From: Guoye Zhang <guoye_zhang@apple.com>
Date: Sun, 19 Jun 2022 19:19:05 -0700
Message-id: <A612E09A-F479-4B83-898F-1F6BA7205149@apple.com>
Cc: Lucas Pardue <lucaspardue.24.7@gmail.com>, HTTP Working Group <ietf-http-wg@w3.org>
To: Glenn Strauss <gs-lists-ietf-http-wg@gluelogic.com>

> On Jun 19, 2022, at 19:03, Glenn Strauss <gs-lists-ietf-http-wg@gluelogic.com> wrote:
> On Sun, Jun 19, 2022 at 04:52:58PM +0100, Lucas Pardue wrote:
>> Hi Glenn,
>> I'd like to respond to one aspectdirectly:
>> On Sun, Jun 19, 2022 at 7:04 AM <gs-lists-ietf-http-wg@gluelogic.com> wrote:
>>> On Thu, Jun 16, 2022 at 02:30:59PM -0700, Guoye Zhang wrote:
>>>> Our previous resumable upload draft generated a lot of discussions.
>>> At least in my case, I attempted to be polite after you submitted a
>>> draft without first doing a survey of existing RFCs.  You admitted no
>>> knowledge of WebDAV RFCs, which I deemed a large oversight considering
>>> the nature of the tus-v2 protocol.
>>>> I’m glad to announce that we have a new draft ready to address many
>>> feedbacks that suggested adopting the PATCH method.
>>> The draft abstract begins with unsubstantiated claims to justify itself,
>>> and I believe that almost all of those claims are also misleading.
>>> "HTTP clients often encounter interrupted data transfers as a result of
>>> canceled requests or dropped connections. [...] it is often desirable to
>>> issue subsequent requests that transfer only the remainder of the
>>> representation."
>>> The multiple uses of "often" are misrepresentations, IMHO.
>>> A large percentage of HTTP requests are GET/HEAD and have no body.
>>> A sizable percentage (if not more) of HTTP POST requests are small,
>>> e.g. using POST as an alternative to GET along with XSRF tokens.
>>> What data do you have to support the claims in the draft Abstract?
>>> What percentage of requests have request bodies, and further have
>>> request bodies that are sufficiently large that it is excessively
>>> wasteful to resend the entire representation? (and when safe to do so!)
>> The text you quote from the tus v2 draft is based on an almost verbatim
>> section of text from RFC 9110 Section 14 [1], which describes Range
>> Requests.
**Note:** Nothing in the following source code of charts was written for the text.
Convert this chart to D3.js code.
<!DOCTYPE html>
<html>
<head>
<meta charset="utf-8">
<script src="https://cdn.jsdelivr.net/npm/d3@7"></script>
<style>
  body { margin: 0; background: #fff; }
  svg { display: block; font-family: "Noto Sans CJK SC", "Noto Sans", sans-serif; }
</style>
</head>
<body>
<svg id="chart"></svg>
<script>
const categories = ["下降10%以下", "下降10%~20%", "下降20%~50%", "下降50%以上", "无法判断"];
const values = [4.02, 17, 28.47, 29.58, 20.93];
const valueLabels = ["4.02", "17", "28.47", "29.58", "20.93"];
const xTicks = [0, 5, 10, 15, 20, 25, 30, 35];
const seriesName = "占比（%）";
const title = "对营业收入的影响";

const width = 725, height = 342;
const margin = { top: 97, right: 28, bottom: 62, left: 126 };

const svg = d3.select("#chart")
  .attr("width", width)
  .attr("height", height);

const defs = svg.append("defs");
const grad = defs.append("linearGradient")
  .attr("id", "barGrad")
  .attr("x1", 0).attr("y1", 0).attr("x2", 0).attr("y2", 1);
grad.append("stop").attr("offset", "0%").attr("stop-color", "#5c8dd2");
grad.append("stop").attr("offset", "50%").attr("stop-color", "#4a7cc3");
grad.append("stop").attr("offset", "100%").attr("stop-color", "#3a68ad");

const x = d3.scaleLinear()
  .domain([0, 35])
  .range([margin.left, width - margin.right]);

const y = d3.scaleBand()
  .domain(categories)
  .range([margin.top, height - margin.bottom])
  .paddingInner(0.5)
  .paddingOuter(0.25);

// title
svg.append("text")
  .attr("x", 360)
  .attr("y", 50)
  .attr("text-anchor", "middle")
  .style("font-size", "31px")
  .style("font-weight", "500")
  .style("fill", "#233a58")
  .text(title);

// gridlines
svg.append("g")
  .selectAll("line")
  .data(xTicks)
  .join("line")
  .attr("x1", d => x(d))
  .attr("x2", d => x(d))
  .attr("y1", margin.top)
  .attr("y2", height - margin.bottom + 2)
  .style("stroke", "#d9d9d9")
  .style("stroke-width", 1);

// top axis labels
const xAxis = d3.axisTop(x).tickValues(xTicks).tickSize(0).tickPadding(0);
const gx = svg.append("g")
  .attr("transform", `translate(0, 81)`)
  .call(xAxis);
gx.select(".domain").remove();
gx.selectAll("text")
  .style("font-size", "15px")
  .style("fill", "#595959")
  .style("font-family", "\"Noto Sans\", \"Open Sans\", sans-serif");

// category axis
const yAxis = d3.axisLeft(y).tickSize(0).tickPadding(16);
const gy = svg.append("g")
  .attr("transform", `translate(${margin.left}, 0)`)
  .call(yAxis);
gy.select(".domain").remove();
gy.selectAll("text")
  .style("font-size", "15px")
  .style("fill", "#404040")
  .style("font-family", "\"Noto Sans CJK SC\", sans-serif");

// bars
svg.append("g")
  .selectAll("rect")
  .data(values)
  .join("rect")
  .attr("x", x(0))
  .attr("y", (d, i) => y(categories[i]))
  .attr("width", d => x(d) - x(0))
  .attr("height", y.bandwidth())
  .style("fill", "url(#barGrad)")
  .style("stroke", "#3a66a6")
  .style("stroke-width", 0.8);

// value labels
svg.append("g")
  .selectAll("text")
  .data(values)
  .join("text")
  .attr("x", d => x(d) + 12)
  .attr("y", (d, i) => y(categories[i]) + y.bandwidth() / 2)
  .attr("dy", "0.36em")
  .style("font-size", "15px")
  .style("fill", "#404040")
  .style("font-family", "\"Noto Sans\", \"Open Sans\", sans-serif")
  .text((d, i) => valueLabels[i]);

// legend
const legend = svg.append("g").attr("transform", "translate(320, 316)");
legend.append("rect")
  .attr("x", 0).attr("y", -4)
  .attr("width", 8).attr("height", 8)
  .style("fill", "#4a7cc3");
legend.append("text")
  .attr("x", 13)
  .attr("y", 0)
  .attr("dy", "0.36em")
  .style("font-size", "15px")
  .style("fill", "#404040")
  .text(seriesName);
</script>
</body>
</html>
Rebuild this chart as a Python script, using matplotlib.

Quote:
>>> Clients often encounter interrupted data transfers as a result of
>> canceled requests or dropped connections. When a client has stored a
>> partial representation, it is desirable to request the remainder of that
>> representation in a subsequent request rather than transfer the entire
>> representation.
> In RFC 9110, that paragraph *immediately* follows the heading "Range
> Requests".  In that context, "Clients often encounter interrupted data
> transfers" implicitly refers to downloads, as described in the section.
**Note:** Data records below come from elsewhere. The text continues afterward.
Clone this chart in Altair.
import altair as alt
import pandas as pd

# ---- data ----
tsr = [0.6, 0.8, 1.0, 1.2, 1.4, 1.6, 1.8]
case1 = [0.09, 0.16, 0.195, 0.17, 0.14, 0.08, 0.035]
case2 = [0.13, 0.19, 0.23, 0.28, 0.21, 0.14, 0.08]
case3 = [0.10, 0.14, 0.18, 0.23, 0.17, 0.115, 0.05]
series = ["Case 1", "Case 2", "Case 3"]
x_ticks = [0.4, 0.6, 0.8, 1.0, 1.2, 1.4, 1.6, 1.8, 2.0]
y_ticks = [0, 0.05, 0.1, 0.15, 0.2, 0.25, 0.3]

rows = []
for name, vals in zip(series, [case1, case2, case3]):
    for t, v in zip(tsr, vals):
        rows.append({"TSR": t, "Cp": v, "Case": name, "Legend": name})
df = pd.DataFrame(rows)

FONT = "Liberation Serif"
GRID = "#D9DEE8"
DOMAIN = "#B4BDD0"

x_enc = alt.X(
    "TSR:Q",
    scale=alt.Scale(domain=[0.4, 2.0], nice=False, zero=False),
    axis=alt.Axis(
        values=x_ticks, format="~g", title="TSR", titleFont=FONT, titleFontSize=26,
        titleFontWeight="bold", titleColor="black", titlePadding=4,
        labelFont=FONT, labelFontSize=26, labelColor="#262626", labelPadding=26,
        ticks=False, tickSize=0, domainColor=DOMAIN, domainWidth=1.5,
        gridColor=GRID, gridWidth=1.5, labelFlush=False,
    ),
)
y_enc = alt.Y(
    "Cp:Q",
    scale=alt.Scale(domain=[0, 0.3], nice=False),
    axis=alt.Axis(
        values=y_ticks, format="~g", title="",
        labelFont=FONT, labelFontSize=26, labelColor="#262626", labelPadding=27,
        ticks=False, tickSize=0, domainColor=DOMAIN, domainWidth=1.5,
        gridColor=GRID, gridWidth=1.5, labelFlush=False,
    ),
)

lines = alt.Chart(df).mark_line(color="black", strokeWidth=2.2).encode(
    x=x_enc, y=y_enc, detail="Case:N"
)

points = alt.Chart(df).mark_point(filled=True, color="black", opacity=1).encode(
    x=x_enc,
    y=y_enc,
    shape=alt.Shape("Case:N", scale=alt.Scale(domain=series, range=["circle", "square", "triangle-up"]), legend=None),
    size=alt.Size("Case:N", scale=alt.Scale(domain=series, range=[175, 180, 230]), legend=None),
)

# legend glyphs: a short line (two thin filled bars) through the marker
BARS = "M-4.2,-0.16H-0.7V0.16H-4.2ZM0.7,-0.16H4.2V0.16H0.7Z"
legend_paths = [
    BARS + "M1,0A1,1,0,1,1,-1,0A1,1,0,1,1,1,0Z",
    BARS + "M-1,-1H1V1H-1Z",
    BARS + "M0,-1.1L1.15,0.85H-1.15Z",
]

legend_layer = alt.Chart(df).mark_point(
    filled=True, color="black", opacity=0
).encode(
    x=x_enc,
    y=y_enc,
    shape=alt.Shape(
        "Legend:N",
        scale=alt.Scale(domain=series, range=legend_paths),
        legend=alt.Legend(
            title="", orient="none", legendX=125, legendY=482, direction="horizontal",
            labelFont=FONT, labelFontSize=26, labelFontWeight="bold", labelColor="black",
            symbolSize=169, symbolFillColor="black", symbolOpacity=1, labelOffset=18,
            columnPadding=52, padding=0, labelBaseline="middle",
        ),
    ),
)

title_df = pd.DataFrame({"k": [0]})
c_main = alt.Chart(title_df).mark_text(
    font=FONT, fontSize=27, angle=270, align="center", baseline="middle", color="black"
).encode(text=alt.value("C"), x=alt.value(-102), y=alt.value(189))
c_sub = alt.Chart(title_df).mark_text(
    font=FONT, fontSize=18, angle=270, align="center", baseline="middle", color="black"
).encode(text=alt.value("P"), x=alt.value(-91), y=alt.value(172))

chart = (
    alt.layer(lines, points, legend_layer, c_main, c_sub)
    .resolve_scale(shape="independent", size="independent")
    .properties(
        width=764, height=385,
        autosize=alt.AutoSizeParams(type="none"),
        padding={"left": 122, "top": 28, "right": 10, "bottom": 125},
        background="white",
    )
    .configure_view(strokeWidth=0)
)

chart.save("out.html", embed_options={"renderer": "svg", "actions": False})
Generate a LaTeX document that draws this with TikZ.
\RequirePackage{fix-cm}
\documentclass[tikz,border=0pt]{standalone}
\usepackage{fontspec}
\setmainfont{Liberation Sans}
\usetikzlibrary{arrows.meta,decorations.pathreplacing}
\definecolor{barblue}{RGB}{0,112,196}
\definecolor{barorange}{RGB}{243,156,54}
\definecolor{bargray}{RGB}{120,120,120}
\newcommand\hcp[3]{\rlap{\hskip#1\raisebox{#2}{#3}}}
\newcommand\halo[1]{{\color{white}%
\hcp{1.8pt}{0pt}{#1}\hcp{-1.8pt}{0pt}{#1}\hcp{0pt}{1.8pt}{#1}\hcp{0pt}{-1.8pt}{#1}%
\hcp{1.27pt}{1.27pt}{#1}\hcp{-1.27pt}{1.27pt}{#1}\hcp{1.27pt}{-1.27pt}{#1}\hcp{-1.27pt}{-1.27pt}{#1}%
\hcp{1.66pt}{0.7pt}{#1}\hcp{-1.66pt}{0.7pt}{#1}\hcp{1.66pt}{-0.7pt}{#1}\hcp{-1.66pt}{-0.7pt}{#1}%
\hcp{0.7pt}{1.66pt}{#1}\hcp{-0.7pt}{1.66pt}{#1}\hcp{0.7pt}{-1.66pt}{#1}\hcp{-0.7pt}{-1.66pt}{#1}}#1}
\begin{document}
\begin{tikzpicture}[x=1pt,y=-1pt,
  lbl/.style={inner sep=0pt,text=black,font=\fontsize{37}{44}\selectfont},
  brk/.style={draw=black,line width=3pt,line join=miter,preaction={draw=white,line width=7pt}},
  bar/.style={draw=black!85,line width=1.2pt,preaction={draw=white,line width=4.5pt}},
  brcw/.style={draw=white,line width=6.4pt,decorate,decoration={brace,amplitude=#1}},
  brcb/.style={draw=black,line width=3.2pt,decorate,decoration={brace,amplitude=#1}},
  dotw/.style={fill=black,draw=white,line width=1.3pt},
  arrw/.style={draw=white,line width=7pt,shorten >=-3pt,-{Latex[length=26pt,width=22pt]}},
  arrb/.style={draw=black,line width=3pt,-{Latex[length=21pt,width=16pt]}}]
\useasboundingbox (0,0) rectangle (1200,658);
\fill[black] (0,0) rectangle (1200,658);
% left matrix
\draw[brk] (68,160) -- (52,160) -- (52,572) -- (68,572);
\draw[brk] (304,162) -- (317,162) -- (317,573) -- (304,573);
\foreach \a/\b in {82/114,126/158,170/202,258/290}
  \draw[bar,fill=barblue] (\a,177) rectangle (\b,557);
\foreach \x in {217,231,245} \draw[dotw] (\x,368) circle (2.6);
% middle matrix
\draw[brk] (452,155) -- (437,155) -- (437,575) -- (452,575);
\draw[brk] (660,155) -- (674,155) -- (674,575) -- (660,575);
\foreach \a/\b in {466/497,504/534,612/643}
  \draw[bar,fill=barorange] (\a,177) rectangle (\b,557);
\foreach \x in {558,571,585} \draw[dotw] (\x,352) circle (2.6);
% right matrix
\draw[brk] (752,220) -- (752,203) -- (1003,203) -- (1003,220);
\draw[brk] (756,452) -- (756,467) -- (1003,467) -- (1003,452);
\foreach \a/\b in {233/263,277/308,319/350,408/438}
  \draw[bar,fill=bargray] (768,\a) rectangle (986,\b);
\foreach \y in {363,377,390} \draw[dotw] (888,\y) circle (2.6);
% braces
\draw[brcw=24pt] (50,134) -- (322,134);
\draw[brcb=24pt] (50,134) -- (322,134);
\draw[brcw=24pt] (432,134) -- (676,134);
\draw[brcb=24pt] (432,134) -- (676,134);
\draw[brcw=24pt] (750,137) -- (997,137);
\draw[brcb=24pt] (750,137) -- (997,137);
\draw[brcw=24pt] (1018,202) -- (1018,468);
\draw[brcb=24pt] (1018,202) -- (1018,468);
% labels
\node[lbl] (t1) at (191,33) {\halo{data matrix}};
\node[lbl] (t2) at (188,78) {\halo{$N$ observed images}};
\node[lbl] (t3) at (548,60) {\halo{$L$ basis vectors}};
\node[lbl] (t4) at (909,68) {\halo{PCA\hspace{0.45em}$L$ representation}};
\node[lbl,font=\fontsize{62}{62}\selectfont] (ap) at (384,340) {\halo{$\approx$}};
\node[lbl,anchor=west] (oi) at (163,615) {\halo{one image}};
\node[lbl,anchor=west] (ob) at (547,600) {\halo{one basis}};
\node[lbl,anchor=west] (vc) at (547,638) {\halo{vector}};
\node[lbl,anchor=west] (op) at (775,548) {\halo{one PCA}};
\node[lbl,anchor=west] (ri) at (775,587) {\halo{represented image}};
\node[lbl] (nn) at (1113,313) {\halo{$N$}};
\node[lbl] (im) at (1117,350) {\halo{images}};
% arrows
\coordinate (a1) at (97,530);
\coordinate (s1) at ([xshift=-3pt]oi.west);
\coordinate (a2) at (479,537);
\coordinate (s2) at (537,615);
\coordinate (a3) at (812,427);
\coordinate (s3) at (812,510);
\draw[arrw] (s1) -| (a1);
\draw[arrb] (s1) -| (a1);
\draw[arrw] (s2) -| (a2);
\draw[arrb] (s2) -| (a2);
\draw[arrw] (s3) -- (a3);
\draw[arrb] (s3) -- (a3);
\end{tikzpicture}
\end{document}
> On the other hand, when quoted in the Abstract of the tus draft titled
> "tus - Resumable Uploads Protocol", I mistook that to refer to uploads.
> Hence, I found the statements misleading, since "interrupted data
> transfers" is ambiguous and could refer to downloads or uploads.
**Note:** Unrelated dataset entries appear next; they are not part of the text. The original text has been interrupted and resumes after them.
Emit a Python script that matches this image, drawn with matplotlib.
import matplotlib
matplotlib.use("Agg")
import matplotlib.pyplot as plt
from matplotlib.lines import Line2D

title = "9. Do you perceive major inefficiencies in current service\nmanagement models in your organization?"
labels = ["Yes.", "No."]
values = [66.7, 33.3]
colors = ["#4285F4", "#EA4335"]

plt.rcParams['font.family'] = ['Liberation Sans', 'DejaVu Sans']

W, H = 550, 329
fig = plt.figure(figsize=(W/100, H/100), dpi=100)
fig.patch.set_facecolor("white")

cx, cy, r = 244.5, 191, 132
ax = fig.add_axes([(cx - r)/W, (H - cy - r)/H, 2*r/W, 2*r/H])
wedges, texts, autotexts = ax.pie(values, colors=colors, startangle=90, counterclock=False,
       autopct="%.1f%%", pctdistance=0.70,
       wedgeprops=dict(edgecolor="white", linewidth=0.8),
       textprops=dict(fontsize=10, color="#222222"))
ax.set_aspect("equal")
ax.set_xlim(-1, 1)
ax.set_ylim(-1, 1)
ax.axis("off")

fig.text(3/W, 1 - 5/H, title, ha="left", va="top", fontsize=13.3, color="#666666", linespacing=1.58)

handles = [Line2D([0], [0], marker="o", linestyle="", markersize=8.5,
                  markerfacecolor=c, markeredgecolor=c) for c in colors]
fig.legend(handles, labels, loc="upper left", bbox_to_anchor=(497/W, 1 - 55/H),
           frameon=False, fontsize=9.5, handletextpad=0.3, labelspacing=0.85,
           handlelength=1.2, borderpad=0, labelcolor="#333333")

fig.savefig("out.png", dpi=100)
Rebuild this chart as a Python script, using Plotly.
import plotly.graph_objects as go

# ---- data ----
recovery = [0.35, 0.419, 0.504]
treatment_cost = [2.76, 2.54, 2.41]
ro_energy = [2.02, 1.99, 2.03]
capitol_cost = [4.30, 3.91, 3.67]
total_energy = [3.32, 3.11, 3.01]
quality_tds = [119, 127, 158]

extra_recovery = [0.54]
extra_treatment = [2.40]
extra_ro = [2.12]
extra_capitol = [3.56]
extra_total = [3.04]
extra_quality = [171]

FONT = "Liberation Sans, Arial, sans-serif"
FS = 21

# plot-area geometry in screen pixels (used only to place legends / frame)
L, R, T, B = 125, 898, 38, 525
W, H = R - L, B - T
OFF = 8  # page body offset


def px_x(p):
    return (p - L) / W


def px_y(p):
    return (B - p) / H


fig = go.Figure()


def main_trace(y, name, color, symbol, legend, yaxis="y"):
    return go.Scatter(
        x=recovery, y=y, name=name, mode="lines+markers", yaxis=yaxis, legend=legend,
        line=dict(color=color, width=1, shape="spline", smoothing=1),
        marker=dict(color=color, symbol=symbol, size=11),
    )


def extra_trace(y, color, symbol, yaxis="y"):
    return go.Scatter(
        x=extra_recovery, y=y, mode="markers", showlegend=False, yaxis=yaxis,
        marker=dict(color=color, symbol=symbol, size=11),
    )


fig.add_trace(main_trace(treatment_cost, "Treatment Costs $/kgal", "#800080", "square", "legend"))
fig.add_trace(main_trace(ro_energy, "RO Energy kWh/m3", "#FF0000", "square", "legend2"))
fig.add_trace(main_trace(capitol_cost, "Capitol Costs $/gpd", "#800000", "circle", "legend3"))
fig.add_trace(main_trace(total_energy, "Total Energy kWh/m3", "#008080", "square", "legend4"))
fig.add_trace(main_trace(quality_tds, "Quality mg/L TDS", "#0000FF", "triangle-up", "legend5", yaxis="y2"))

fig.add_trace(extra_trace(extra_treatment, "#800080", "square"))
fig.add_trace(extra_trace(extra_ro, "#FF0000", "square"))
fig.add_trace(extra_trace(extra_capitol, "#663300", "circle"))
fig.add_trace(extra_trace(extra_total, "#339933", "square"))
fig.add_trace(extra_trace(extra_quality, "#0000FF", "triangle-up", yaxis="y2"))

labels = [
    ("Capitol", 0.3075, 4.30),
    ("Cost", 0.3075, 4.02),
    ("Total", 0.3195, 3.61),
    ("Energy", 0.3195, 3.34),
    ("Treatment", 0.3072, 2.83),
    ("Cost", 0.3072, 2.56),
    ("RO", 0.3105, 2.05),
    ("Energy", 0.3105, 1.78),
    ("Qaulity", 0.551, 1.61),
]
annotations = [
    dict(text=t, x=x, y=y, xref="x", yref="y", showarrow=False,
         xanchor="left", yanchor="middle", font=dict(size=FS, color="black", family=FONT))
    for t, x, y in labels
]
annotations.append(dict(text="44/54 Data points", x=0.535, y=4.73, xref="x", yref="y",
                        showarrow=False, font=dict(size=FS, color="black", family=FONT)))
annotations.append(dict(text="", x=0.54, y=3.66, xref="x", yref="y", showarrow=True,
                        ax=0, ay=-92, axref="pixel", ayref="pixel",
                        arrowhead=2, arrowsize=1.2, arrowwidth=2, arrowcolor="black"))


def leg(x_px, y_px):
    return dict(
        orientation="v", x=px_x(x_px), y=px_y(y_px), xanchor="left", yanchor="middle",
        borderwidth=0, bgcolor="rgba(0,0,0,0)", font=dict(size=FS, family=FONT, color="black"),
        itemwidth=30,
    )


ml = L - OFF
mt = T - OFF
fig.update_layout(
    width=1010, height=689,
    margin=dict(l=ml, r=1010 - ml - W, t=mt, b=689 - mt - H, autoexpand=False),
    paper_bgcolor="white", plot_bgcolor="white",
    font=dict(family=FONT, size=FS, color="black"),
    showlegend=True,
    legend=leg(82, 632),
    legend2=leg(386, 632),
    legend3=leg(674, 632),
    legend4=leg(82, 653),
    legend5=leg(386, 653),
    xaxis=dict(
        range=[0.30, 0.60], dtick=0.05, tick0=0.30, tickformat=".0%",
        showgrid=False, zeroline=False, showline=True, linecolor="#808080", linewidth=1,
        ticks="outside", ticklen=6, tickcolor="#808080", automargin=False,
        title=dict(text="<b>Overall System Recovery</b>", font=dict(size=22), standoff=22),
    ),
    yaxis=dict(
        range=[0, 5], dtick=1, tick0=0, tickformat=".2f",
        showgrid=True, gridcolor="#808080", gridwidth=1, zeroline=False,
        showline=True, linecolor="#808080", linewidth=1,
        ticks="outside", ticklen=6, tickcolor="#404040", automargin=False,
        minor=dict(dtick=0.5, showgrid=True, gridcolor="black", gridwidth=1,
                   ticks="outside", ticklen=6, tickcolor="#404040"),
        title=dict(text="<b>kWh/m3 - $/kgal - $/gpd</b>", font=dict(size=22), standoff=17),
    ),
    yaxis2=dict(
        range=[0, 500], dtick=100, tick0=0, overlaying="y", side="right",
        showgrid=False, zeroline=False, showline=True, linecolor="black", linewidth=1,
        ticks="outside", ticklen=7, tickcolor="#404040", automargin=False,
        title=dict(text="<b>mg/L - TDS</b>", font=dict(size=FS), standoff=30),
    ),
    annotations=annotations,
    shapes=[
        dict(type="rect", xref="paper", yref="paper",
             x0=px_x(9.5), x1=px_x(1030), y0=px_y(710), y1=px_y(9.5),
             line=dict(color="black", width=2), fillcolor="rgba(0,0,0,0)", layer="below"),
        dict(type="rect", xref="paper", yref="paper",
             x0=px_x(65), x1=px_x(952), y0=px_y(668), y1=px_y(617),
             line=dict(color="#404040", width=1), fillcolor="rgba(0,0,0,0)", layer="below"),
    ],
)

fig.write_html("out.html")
>> I wrote the tus v2 text to explicity juxtapose resumable HTTP downloads
>> against uploads. To quote the abstract in full:
>>> HTTP clients often encounter interrupted data transfers as a result
>>   of canceled requests or dropped connections.  Prior to interruption,
>>   part of a representation may have been exchanged.  To complete the
>>   data transfer of the entire representation, it is often desirable to
>>   issue subsequent requests that transfer only the remainder of the
>>   representation.  HTTP range requests support this concept of
>>   resumable downloads from server to client.  This document describes a
>>   mechanism that supports resumable uploads from client to server using
>>   HTTP.
> When a client uses an idempotent HTTP request method, such as GET, then
> the client may repeat a disconnected request, and may attempt to utilize
> a Range request.
> When a client is providing a request body upload with a non-idempotent
> method, such as POST or PUT, then the request is not necessarily safe to
> repeat.  Appropriate behavior to attempt to recover may be
> application-specific.
> I want to emphasize: **application-specific**
> Hence, I still think that Abstract is misleading and an inaccurate
> attempt to convey equivalence between client download using an
> idempotent method, and client upload using a non-idempotent method.
> They are not equivalent; there are very important distinctions that
> should be explicitly stated before trying to describe similarities.
>> A different reading is that,
>> having seen multiple HTTP-based custom resumable upload approaches from
>> different vendors, there is an unaddressed use case.
> I do agree with the sentiment, just not the proposed solution.
>> Hence it is not seldom
>> that for applicaitons that feature uploads, resumption is desirable.
> Again:
> upload recovery is **application-specific** with a non-idempotent method
> (automatic retrying by a client is not generically or universally safe)
> "tus - Resumable Uploads Protocol" is application-specific as I read it.
> I think the draft should proceed to describe an application-specific
> protocol and should severely scale back its attempt to generically
> extend HTTP for resumable uploads.
> Cheers, Glenn

The protocol isn’t trying to make POST idempotent. If the resumption attempt fails, the upload will be considered a failure. The client will not restart the upload automatically unless directed by the server.